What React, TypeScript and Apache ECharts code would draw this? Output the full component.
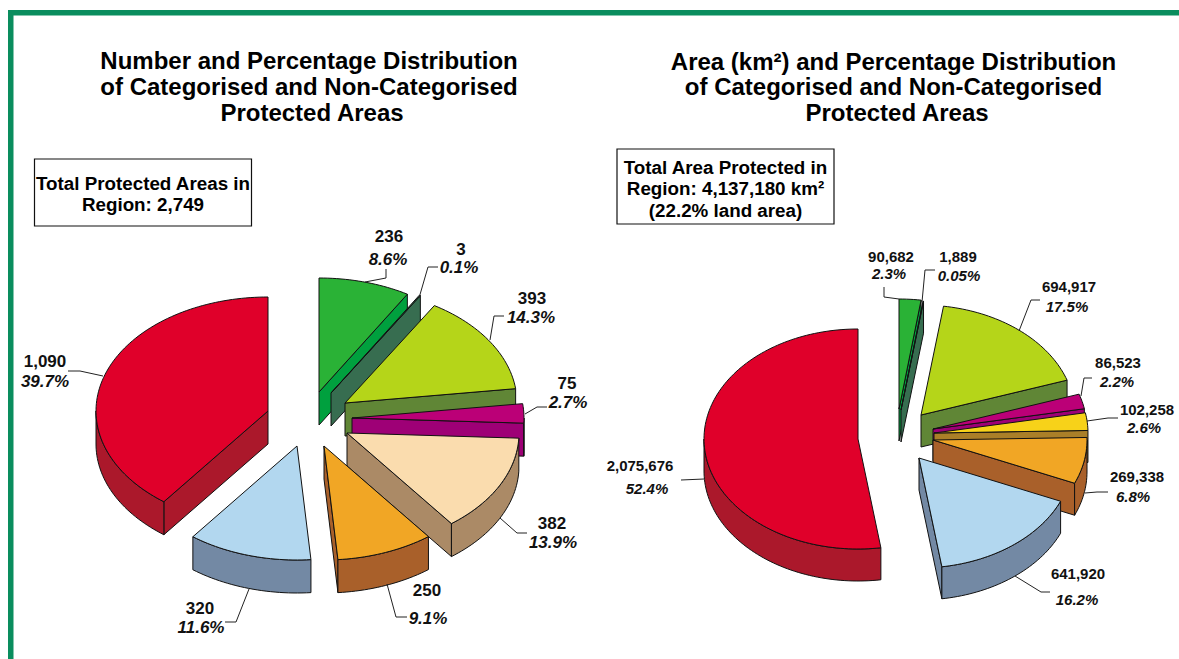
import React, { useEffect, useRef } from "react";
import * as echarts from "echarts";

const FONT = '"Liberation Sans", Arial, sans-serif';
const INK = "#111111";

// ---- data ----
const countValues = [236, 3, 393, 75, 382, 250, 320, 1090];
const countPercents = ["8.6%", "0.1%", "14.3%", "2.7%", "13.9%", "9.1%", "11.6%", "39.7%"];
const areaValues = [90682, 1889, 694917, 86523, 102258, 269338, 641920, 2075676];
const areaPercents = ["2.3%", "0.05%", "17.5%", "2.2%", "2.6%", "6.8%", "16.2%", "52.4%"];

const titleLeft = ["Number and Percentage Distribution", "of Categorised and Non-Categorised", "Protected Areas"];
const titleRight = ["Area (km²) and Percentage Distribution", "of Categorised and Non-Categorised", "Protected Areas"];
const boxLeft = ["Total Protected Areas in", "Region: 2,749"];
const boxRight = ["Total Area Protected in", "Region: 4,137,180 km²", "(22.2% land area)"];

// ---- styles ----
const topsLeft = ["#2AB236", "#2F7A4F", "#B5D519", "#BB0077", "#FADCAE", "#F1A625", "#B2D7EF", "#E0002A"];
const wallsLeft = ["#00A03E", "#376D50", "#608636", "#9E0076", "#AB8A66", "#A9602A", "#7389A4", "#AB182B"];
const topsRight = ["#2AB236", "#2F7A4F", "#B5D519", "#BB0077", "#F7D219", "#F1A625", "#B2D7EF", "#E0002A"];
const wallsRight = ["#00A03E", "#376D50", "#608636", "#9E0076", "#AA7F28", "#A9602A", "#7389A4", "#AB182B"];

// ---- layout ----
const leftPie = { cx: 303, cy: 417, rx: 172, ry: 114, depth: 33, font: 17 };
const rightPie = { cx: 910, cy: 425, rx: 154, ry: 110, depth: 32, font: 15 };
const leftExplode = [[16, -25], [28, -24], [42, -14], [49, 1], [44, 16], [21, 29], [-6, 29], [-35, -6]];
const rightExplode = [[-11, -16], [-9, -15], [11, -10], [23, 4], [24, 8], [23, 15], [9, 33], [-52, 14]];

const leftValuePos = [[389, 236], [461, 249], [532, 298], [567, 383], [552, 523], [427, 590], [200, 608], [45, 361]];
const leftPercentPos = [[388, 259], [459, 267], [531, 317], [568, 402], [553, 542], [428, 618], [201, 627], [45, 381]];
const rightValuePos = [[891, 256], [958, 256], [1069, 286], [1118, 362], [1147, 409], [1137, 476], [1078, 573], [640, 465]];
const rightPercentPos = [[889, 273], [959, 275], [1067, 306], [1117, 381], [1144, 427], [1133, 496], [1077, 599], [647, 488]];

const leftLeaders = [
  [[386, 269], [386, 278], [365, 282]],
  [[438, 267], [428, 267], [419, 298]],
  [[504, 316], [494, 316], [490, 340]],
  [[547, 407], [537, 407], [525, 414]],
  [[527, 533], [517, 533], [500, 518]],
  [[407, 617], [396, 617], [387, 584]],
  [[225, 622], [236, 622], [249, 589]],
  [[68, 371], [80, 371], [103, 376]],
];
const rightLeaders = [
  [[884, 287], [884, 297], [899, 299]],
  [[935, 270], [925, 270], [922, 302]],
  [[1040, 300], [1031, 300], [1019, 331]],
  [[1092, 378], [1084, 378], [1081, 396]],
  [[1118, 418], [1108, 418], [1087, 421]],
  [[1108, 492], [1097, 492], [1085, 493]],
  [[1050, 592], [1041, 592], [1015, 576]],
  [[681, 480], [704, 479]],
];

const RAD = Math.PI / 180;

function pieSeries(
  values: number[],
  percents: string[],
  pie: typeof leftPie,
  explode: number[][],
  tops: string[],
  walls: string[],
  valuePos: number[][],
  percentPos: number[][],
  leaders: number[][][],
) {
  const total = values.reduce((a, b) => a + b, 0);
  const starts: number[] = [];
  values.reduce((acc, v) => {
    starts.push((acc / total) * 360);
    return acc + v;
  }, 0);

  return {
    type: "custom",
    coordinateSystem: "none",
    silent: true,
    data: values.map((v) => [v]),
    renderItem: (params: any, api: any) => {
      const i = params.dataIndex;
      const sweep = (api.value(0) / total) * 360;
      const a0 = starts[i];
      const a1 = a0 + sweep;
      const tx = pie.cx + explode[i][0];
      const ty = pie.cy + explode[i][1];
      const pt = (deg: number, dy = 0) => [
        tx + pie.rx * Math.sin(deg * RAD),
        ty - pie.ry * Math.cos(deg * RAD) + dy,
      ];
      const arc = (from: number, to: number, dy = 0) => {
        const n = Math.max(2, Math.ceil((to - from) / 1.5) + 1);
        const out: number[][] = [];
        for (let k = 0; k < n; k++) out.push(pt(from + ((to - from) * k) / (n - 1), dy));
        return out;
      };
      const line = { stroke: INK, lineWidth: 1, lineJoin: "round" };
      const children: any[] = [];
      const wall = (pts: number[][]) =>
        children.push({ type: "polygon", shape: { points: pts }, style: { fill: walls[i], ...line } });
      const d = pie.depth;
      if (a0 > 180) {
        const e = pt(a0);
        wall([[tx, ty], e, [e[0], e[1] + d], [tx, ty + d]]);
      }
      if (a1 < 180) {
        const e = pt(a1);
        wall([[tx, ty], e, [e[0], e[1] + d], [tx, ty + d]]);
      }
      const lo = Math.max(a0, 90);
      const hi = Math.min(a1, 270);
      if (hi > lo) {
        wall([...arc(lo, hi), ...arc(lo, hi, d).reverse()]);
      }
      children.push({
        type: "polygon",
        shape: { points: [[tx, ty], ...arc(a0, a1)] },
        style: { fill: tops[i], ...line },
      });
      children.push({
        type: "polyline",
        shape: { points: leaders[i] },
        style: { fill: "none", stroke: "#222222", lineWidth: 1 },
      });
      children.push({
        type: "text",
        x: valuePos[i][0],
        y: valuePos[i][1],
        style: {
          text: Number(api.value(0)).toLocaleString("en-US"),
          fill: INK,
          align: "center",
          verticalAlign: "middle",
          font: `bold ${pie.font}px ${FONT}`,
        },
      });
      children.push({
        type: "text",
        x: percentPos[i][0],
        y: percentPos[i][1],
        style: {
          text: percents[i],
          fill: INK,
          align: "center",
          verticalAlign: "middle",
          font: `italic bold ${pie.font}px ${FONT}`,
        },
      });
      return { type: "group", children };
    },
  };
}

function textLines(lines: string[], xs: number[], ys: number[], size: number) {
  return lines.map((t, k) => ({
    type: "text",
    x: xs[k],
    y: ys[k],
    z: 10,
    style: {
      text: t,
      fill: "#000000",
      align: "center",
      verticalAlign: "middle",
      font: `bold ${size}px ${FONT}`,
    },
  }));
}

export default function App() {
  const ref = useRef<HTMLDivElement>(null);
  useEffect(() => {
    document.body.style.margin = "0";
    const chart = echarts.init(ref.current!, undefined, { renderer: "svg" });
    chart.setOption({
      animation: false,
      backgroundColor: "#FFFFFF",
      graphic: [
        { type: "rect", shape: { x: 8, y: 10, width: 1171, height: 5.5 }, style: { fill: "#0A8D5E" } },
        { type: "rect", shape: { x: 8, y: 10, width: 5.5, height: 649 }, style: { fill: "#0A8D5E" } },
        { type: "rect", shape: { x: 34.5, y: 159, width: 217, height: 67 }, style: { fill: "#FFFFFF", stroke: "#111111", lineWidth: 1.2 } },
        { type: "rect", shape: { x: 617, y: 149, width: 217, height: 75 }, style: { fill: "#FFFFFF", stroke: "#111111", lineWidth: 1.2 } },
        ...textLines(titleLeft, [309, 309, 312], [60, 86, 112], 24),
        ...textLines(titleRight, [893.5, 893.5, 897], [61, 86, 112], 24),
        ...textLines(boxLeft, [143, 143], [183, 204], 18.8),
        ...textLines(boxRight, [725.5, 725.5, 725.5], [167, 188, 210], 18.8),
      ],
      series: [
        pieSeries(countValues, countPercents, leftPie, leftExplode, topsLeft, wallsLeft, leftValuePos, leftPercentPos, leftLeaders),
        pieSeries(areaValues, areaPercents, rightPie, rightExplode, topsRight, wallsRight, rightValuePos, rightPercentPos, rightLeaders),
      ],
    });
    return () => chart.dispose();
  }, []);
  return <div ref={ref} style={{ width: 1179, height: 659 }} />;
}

==*==

### Stated exercise
Write out each line of the data that holds the string "React".

### Solution to the exercise
What React, TypeScript and Apache ECharts code would draw this? Output the full component.
import React, { useEffect, useRef } from "react";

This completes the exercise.